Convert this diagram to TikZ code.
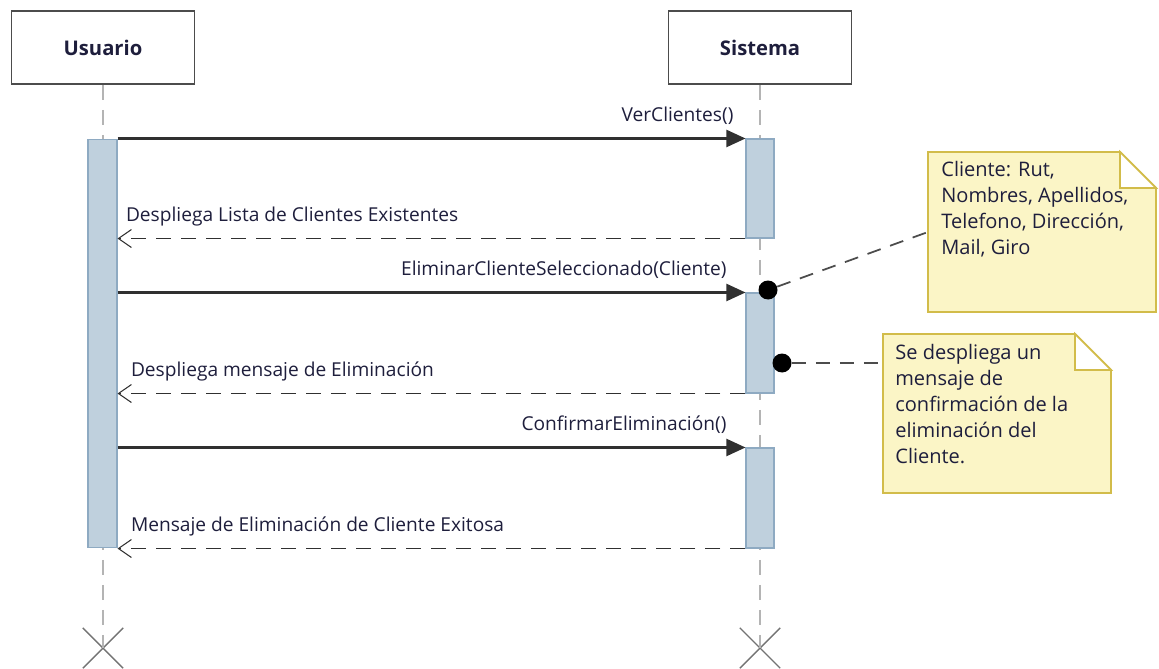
\documentclass[tikz,border=0pt]{standalone}
\usepackage{fontspec}
\setmainfont{Open Sans}
\usetikzlibrary{arrows.meta,shapes.misc,calc}

\definecolor{barfill}{HTML}{BFD0DD}
\definecolor{barline}{HTML}{8EAAC2}
\definecolor{notefill}{HTML}{FBF5C6}
\definecolor{noteline}{HTML}{D2BC4A}
\definecolor{msgline}{HTML}{303030}
\definecolor{lifeline}{HTML}{B4B4B4}
\definecolor{labeltext}{HTML}{1E1E3C}

\begin{document}
\begin{tikzpicture}
  [x=0.02cm, y=-0.02cm,
   headN/.style={rectangle, draw=black!70, line width=1pt, fill=white,
     minimum width=3.66cm, minimum height=1.46cm,
     font=\bfseries\fontsize{11.5}{13}\selectfont, text=labeltext},
   barN/.style={rectangle, draw=barline, fill=barfill, line width=0.6pt,
     inner sep=0pt, minimum width=0.56cm},
   lifeL/.style={draw=lifeline, line width=1.2pt, dash pattern=on 0.3cm off 0.2cm},
   endN/.style={cross out, draw=black!55, line width=0.8pt, minimum size=0.78cm, inner sep=0pt},
   callL/.style={draw=msgline, line width=1.2pt, -{Triangle[length=0.38cm,width=0.34cm]}},
   retL/.style={draw=msgline, line width=1.1pt, dash pattern=on 0.3cm off 0.2cm,
     -{Straight Barb[length=0.26cm,width=0.36cm,line width=0.6pt]}},
   msgT/.style={font=\fontsize{10.9}{13}\selectfont, text=labeltext, inner sep=2pt},
   dotN/.style={circle, fill=black, minimum size=0.38cm, inner sep=0pt},
   linkL/.style={draw=black!70, line width=1pt, dash pattern=on 0.28cm off 0.2cm},
   noteL/.style={draw=noteline, fill=notefill, line width=1pt},
   noteT/.style={align=left, font=\fontsize{11.4}{14.8}\selectfont, text=labeltext, inner sep=0pt}]

  \useasboundingbox (0,0) rectangle (1159,669);

  % lifelines
  \node[headN] (usuario) at (103,47.5) {Usuario};
  \node[headN] (sistema) at (760,47.5) {Sistema};
  \node[endN] (uX) at (103,648) {};
  \node[endN] (sX) at (760,648) {};
  \draw[lifeL] (usuario) -- (uX.center);
  \draw[lifeL] (sistema) -- (sX.center);

  % activations
  \node[barN, minimum width=0.58cm, minimum height=8.18cm] (ubar) at (102.5,343.5) {};
  \node[barN, minimum height=1.98cm] (s1) at (760,188.5) {};
  \node[barN, minimum height=2cm] (s2) at (760,343) {};
  \node[barN, minimum height=2cm] (s3) at (760,498) {};

  % messages
  \draw[callL] (s1.north west -| ubar.east) -- (s1.north west)
    node[msgT, pos=1, anchor=base east, xshift=-0.15cm, yshift=0.34cm] {VerClientes()};
  \draw[retL] (s1.south west) -- (s1.south west -| ubar.east)
    node[msgT, pos=1, anchor=base west, xshift=0.08cm, yshift=0.34cm] {Despliega Lista de Clientes Existentes};
  \draw[callL] (s2.north west -| ubar.east) -- (s2.north west)
    node[msgT, pos=1, anchor=base east, xshift=-0.29cm, yshift=0.34cm] {EliminarClienteSeleccionado(Cliente)};
  \draw[retL] (s2.south west) -- (s2.south west -| ubar.east)
    node[msgT, pos=1, anchor=base west, xshift=0.18cm, yshift=0.34cm] {Despliega mensaje de Eliminación};
  \draw[callL] (s3.north west -| ubar.east) -- (s3.north west)
    node[msgT, pos=1, anchor=base east, xshift=-0.29cm, yshift=0.34cm] {ConfirmarEliminación()};
  \draw[retL] (s3.south west) -- (s3.south west -| ubar.east)
    node[msgT, pos=1, anchor=base west, xshift=0.18cm, yshift=0.34cm] {Mensaje de Eliminación de Cliente Exitosa};

  % notes
  \coordinate (n1a) at (928,152);
  \coordinate (n1b) at (1156,312);
  \coordinate (n2a) at (883,334);
  \coordinate (n2b) at (1111,493);
  \node[dotN] (d1) at (768,290) {};
  \node[dotN] (d2) at (782,363) {};
  \draw[linkL] (d1) -- ($(n1a)+(0,80)$);
  \draw[linkL] (d2) -- (d2 -| n2a);

  \draw[noteL] (n1a) -- ($(n1a -| n1b)+(-36,0)$) -- ($(n1a -| n1b)+(0,36)$)
    -- (n1b) -- (n1b -| n1a) -- cycle;
  \draw[noteL, fill=white] ($(n1a -| n1b)+(-36,0)$) -- ($(n1a -| n1b)+(-36,36)$)
    -- ($(n1a -| n1b)+(0,36)$) -- cycle;
  \node[noteT, anchor=north west] (note1) at (941,161)
    {Cliente: Rut,\\Nombres, Apellidos,\\Telefono, Dirección,\\Mail, Giro};

  \draw[noteL] (n2a) -- ($(n2a -| n2b)+(-36,0)$) -- ($(n2a -| n2b)+(0,36)$)
    -- (n2b) -- (n2b -| n2a) -- cycle;
  \draw[noteL, fill=white] ($(n2a -| n2b)+(-36,0)$) -- ($(n2a -| n2b)+(-36,36)$)
    -- ($(n2a -| n2b)+(0,36)$) -- cycle;
  \node[noteT, anchor=north west] (note2) at (895,344)
    {Se despliega un\\mensaje de\\confirmación de la\\eliminación del\\Cliente.};
\end{tikzpicture}
\end{document}
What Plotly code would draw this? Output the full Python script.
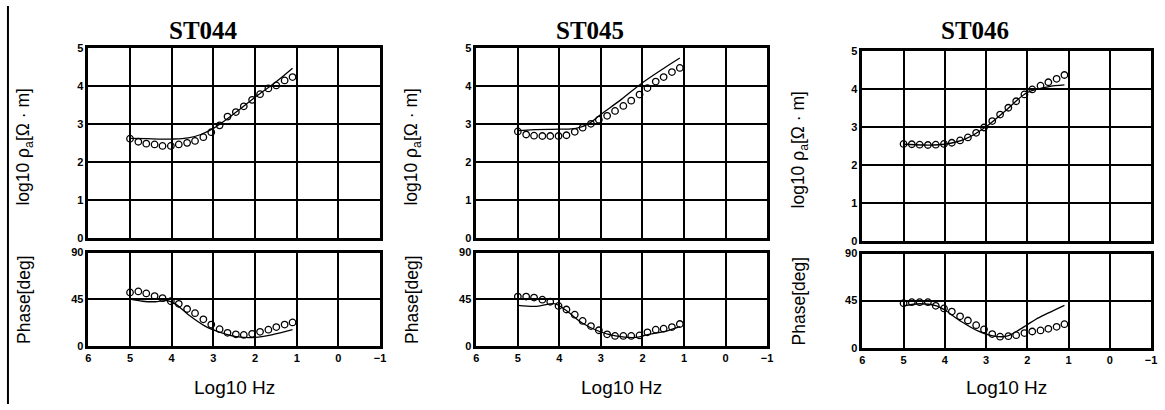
import plotly.graph_objects as go

# ---------------- data ----------------
stations = ["ST044", "ST045", "ST046"]

# observed log10 frequency
freq_obs = [5.0, 4.8, 4.61, 4.41, 4.22, 4.02, 3.83, 3.63, 3.44, 3.24, 3.05,
            2.85, 2.66, 2.46, 2.27, 2.07, 1.88, 1.68, 1.49, 1.29, 1.1]

rho_obs_044 = [2.61, 2.53, 2.48, 2.46, 2.42, 2.42, 2.46, 2.50, 2.55, 2.65, 2.78,
               2.96, 3.19, 3.31, 3.46, 3.63, 3.78, 3.93, 4.01, 4.14, 4.23]
rho_obs_045 = [2.80, 2.72, 2.69, 2.68, 2.68, 2.68, 2.70, 2.79, 2.90, 3.00, 3.11,
               3.21, 3.34, 3.47, 3.61, 3.77, 3.94, 4.11, 4.23, 4.36, 4.47]
rho_obs_046 = [2.55, 2.54, 2.53, 2.52, 2.53, 2.55, 2.58, 2.64, 2.72, 2.84, 2.98,
               3.15, 3.32, 3.50, 3.67, 3.85, 3.98, 4.08, 4.17, 4.26, 4.36]

phs_obs_044 = [51.5, 52.5, 50.5, 48, 46, 43, 40.5, 35.5, 31.5, 25.5, 20.5,
               16, 12.5, 11, 10.5, 11.5, 13.5, 15.5, 18, 20.5, 22.5]
phs_obs_045 = [47.5, 47.5, 46.5, 44.5, 42.5, 38.5, 35, 30, 24, 19, 15,
               11, 9.5, 9.5, 9.5, 10, 13, 15.5, 16.5, 18, 21]
phs_obs_046 = [42.5, 43.5, 43.5, 43.5, 40, 37.5, 34.5, 30, 26, 21.5, 17.5,
               13, 10.5, 11, 12, 14, 15.5, 16.5, 18, 20, 22.5]

# model curves
rho_mod_f_044 = [5.0, 4.6, 4.2, 4.0, 3.6, 3.3, 3.0, 2.5, 2.0, 1.5, 1.1]
rho_mod_044 = [2.62, 2.61, 2.60, 2.60, 2.63, 2.72, 2.88, 3.27, 3.70, 4.10, 4.46]
rho_mod_f_045 = [5.0, 4.6, 4.0, 3.6, 3.3, 3.0, 2.5, 2.0, 1.5, 1.1]
rho_mod_045 = [2.82, 2.85, 2.86, 2.88, 3.00, 3.25, 3.65, 4.08, 4.45, 4.73]
rho_mod_f_046 = [5.0, 4.5, 4.0, 3.5, 3.0, 2.5, 2.0, 1.5, 1.1]
rho_mod_046 = [2.54, 2.52, 2.54, 2.68, 3.00, 3.45, 3.90, 4.05, 4.10]

phs_mod_f_044 = [5.0, 4.7, 4.4, 4.1, 3.9, 3.6, 3.2, 2.8, 2.4, 2.0, 1.6, 1.1]
phs_mod_044 = [45, 43, 42.5, 43.5, 40, 30, 19, 12.5, 8.5, 8, 10.5, 15.5]
phs_mod_f_045 = [5.0, 4.55, 4.1, 3.85, 3.45, 3.05, 2.65, 2.15, 1.85, 1.45, 1.1]
phs_mod_045 = [39, 38, 40.5, 34.5, 22, 14, 9.5, 8, 11, 14, 18.5]
phs_mod_f_046 = [5.0, 4.6, 4.2, 4.0, 3.6, 3.2, 2.8, 2.5, 2.2, 2.0, 1.8, 1.5, 1.1]
phs_mod_046 = [40, 42, 40, 36, 25, 16, 11, 11, 17, 22, 27, 33, 40.5]

x_ticks = [6, 5, 4, 3, 2, 1, 0, -1]
rho_ticks = [0, 1, 2, 3, 4, 5]
phs_ticks = [0, 45, 90]

# ---------------- layout helpers ----------------
W, H = 1165, 410
def fx(p):
    return p / W
def fy(p):
    return 1 - p / H

# pixel boxes: (left, right, rho_top, rho_bottom, phs_top, phs_bottom, title_x, ylab_x)
boxes = [
    (86, 380, 43, 239, 254, 350, 202, 22),
    (477, 770, 43, 239, 254, 350, 592, 413),
    (866, 1157, 46, 242, 255, 352, 980, 803),
]

obs_rho = [rho_obs_044, rho_obs_045, rho_obs_046]
obs_phs = [phs_obs_044, phs_obs_045, phs_obs_046]
mod_rho = [(rho_mod_f_044, rho_mod_044), (rho_mod_f_045, rho_mod_045), (rho_mod_f_046, rho_mod_046)]
mod_phs = [(phs_mod_f_044, phs_mod_044), (phs_mod_f_045, phs_mod_045), (phs_mod_f_046, phs_mod_046)]

tickfont = dict(family="Liberation Sans, Arial", size=11, color="black", weight="bold")
labfont = dict(family="Liberation Sans, Arial", size=17.5, color="black")

fig = go.Figure()
layout = dict(
    width=W, height=H, margin=dict(l=0, r=0, t=0, b=0),
    paper_bgcolor="white", plot_bgcolor="white", showlegend=False,
)
annotations = []

marker = dict(symbol="circle-open", size=6.5, color="black", line=dict(width=1.3, color="black"))

for i, (l, r, rt, rb, pt, pb, tx, ylx) in enumerate(boxes):
    ax_r = 2 * i + 1
    ax_p = 2 * i + 2
    sr = "" if ax_r == 1 else str(ax_r)
    sp = str(ax_p)
    common_x = dict(
        domain=[fx(l), fx(r)], range=[6, -1], tickvals=x_ticks,
        showgrid=True, gridcolor="black", gridwidth=2,
        showline=True, linecolor="black", linewidth=2.5, mirror=True,
        ticks="", zeroline=False, tickfont=tickfont,
    )
    layout["xaxis" + sr] = dict(common_x, anchor="y" + sr, showticklabels=False)
    layout["xaxis" + sp] = dict(common_x, anchor="y" + sp, showticklabels=True)
    common_y = dict(
        showgrid=True, gridcolor="black", gridwidth=2,
        showline=True, linecolor="black", linewidth=2.5, mirror=True,
        ticks="", zeroline=False, tickfont=tickfont,
    )
    layout["yaxis" + sr] = dict(common_y, anchor="x" + sr, domain=[fy(rb), fy(rt)],
                                range=[0, 5], tickvals=rho_ticks)
    layout["yaxis" + sp] = dict(common_y, anchor="x" + sp, domain=[fy(pb), fy(pt)],
                                range=[0, 90], tickvals=phs_ticks)

    # model lines
    fig.add_trace(go.Scatter(x=mod_rho[i][0], y=mod_rho[i][1], mode="lines",
                             line=dict(color="black", width=1.3, shape="spline"),
                             xaxis="x" + sr, yaxis="y" + sr))
    fig.add_trace(go.Scatter(x=mod_phs[i][0], y=mod_phs[i][1], mode="lines",
                             line=dict(color="black", width=1.3, shape="spline"),
                             xaxis="x" + sp, yaxis="y" + sp))
    # observed points
    fig.add_trace(go.Scatter(x=freq_obs, y=obs_rho[i], mode="markers", marker=marker,
                             xaxis="x" + sr, yaxis="y" + sr))
    fig.add_trace(go.Scatter(x=freq_obs, y=obs_phs[i], mode="markers", marker=marker,
                             xaxis="x" + sp, yaxis="y" + sp))

    # title
    annotations.append(dict(text=stations[i], x=fx(tx), y=fy(25), xref="paper", yref="paper",
                            showarrow=False, xanchor="center", yanchor="middle",
                            font=dict(family="Liberation Serif, Times New Roman", size=25,
                                      color="black", weight="bold")))
    # y labels
    annotations.append(dict(text="log10 ρ<sub>a</sub>[Ω · m]", x=fx(ylx), y=fy((rt + rb) / 2 + 4),
                            xref="paper", yref="paper", showarrow=False, textangle=-90,
                            xanchor="center", yanchor="middle", font=labfont))
    annotations.append(dict(text="Phase[deg]", x=fx(ylx - 1), y=fy((pt + pb) / 2),
                            xref="paper", yref="paper", showarrow=False, textangle=-90,
                            xanchor="center", yanchor="middle", font=labfont))
    # x label
    annotations.append(dict(text="Log10 Hz", x=fx((l + r) / 2), y=fy(393),
                            xref="paper", yref="paper", showarrow=False,
                            xanchor="center", yanchor="middle",
                            font=dict(family="Liberation Sans, Arial", size=19, color="black")))

layout["annotations"] = annotations
layout["shapes"] = [dict(type="line", xref="paper", yref="paper", x0=fx(5), x1=fx(5),
                         y0=0, y1=1, line=dict(color="black", width=2))]
fig.update_layout(**layout)
fig.write_html("out.html")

######

§ **Required work**
Copy nothing but the lines above from the one with "What Plotly code" to the one with "3.15, 3.32, 3.50, 3.67, 3.85, 3.98, 4.08, 4.17, 4.26, 4.36]", inclusive, word for word. Leave every picture out.

§ **Solution for this task**
What Plotly code would draw this? Output the full Python script.
import plotly.graph_objects as go

# ---------------- data ----------------
stations = ["ST044", "ST045", "ST046"]

# observed log10 frequency
freq_obs = [5.0, 4.8, 4.61, 4.41, 4.22, 4.02, 3.83, 3.63, 3.44, 3.24, 3.05,
            2.85, 2.66, 2.46, 2.27, 2.07, 1.88, 1.68, 1.49, 1.29, 1.1]

rho_obs_044 = [2.61, 2.53, 2.48, 2.46, 2.42, 2.42, 2.46, 2.50, 2.55, 2.65, 2.78,
               2.96, 3.19, 3.31, 3.46, 3.63, 3.78, 3.93, 4.01, 4.14, 4.23]
rho_obs_045 = [2.80, 2.72, 2.69, 2.68, 2.68, 2.68, 2.70, 2.79, 2.90, 3.00, 3.11,
               3.21, 3.34, 3.47, 3.61, 3.77, 3.94, 4.11, 4.23, 4.36, 4.47]
rho_obs_046 = [2.55, 2.54, 2.53, 2.52, 2.53, 2.55, 2.58, 2.64, 2.72, 2.84, 2.98,
               3.15, 3.32, 3.50, 3.67, 3.85, 3.98, 4.08, 4.17, 4.26, 4.36]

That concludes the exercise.